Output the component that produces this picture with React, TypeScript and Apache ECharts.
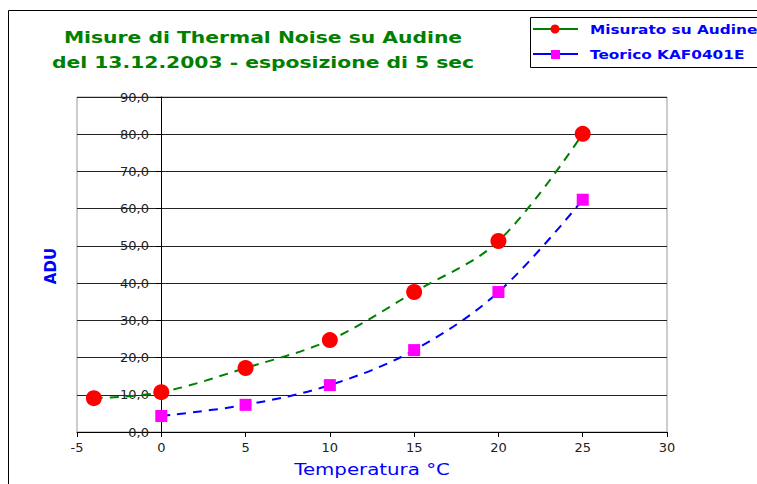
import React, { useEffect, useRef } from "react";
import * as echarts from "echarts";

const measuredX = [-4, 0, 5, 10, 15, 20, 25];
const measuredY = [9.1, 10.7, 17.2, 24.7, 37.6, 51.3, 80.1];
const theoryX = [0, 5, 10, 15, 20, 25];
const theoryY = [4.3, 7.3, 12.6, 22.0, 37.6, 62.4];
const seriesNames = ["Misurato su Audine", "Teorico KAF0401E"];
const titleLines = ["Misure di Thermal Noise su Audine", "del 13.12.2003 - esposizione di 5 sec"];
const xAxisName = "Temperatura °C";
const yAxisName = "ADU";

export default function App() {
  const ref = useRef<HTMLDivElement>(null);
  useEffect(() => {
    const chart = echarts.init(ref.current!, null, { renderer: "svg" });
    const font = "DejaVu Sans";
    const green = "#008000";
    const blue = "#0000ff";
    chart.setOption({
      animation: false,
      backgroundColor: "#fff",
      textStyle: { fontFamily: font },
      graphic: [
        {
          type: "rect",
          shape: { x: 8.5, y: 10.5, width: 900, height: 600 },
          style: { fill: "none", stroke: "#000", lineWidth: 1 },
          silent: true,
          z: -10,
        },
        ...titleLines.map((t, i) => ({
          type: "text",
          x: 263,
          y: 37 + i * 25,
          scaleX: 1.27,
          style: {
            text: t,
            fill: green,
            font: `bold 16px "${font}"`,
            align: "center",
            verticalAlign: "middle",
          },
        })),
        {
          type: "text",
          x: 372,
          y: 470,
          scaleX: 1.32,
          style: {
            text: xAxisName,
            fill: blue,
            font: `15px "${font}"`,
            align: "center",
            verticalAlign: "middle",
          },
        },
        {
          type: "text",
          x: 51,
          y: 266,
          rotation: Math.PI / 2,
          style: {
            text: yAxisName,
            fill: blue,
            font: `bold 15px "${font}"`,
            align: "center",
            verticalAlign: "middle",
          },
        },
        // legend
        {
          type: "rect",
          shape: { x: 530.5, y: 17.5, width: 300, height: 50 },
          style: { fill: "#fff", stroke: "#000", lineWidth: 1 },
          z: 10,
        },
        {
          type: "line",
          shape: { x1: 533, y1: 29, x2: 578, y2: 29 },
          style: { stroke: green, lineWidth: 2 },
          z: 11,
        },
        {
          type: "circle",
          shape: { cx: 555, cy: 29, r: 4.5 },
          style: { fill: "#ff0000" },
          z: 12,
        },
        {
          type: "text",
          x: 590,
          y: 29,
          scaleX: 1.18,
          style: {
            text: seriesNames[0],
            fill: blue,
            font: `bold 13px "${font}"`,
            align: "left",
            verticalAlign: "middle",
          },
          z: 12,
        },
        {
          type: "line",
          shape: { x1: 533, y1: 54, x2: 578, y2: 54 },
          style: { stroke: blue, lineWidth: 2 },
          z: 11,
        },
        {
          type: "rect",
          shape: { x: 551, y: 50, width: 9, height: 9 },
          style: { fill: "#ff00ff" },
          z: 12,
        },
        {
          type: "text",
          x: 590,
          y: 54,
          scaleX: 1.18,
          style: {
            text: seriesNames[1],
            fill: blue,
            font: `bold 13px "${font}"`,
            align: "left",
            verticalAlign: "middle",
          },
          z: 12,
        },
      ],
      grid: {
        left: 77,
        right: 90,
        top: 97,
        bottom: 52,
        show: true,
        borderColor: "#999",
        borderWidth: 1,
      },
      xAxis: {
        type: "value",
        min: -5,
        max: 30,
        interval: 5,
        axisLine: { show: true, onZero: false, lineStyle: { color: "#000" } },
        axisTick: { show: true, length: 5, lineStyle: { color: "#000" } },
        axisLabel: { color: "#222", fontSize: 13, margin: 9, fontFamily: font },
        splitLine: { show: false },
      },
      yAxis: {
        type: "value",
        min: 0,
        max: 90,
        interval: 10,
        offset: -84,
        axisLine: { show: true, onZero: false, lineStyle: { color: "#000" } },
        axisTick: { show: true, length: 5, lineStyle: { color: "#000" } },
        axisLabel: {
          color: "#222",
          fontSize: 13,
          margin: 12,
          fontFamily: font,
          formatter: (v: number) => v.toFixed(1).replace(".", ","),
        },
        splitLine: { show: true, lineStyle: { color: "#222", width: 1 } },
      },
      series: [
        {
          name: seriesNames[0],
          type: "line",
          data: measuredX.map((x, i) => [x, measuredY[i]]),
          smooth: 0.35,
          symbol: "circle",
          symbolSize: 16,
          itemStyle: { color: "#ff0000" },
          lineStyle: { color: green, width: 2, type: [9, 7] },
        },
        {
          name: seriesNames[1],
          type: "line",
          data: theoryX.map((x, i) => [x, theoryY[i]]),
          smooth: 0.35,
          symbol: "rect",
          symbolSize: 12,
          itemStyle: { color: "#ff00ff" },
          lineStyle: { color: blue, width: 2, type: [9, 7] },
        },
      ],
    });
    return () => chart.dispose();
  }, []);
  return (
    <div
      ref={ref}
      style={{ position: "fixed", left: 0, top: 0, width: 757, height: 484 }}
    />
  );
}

▸ **Requirements**: From the material above, count the lines that include "React" and give only the total.

▸ **Response to the exercise**: 2